— Begin PROVIDED MATERIAL —

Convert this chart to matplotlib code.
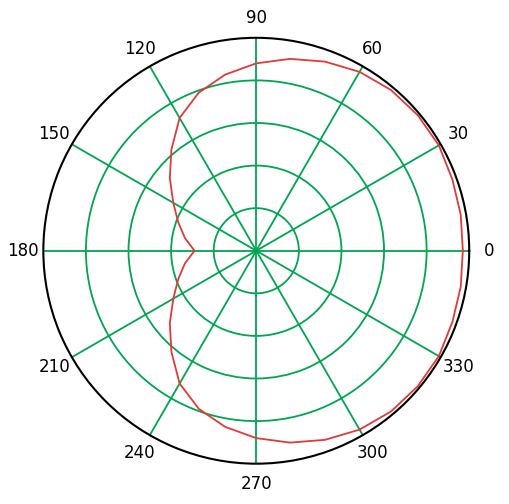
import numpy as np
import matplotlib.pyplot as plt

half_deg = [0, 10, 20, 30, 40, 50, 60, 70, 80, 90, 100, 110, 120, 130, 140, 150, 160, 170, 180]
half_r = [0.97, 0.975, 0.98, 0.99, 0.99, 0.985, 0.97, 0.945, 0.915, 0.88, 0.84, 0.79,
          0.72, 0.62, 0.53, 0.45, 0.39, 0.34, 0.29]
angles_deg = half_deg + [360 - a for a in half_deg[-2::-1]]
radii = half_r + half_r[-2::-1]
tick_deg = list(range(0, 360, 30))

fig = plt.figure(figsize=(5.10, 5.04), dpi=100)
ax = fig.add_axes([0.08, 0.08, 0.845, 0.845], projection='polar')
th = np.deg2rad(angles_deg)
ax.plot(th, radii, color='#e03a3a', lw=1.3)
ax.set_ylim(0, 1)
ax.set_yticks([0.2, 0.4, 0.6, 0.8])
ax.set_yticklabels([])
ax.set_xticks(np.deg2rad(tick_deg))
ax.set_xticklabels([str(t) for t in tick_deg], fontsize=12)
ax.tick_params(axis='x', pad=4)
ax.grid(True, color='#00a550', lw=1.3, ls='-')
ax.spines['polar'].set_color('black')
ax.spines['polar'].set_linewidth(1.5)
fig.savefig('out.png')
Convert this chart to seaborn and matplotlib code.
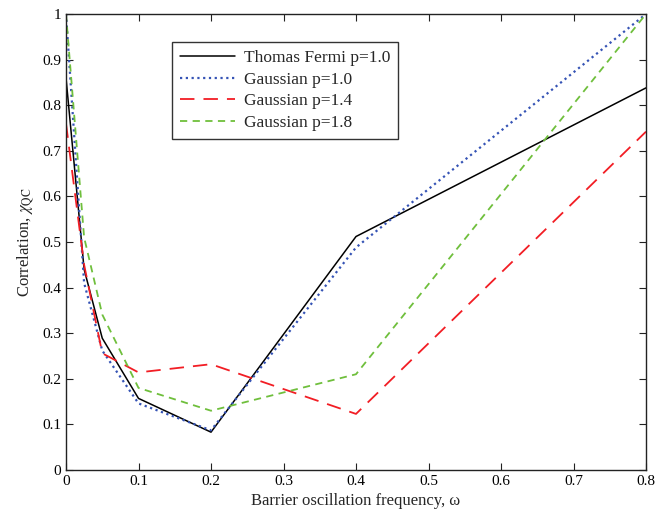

— End PROVIDED MATERIAL —

• _GOAL_
Leave the images out and output the remaining material exactly as it stands.

• _RESPONSE TO THE TASK_
Convert this chart to matplotlib code.
import numpy as np
import matplotlib.pyplot as plt

half_deg = [0, 10, 20, 30, 40, 50, 60, 70, 80, 90, 100, 110, 120, 130, 140, 150, 160, 170, 180]
half_r = [0.97, 0.975, 0.98, 0.99, 0.99, 0.985, 0.97, 0.945, 0.915, 0.88, 0.84, 0.79,
          0.72, 0.62, 0.53, 0.45, 0.39, 0.34, 0.29]
angles_deg = half_deg + [360 - a for a in half_deg[-2::-1]]
radii = half_r + half_r[-2::-1]
tick_deg = list(range(0, 360, 30))

fig = plt.figure(figsize=(5.10, 5.04), dpi=100)
ax = fig.add_axes([0.08, 0.08, 0.845, 0.845], projection='polar')
th = np.deg2rad(angles_deg)
ax.plot(th, radii, color='#e03a3a', lw=1.3)
ax.set_ylim(0, 1)
ax.set_yticks([0.2, 0.4, 0.6, 0.8])
ax.set_yticklabels([])
ax.set_xticks(np.deg2rad(tick_deg))
ax.set_xticklabels([str(t) for t in tick_deg], fontsize=12)
ax.tick_params(axis='x', pad=4)
ax.grid(True, color='#00a550', lw=1.3, ls='-')
ax.spines['polar'].set_color('black')
ax.spines['polar'].set_linewidth(1.5)
fig.savefig('out.png')
Convert this chart to seaborn and matplotlib code.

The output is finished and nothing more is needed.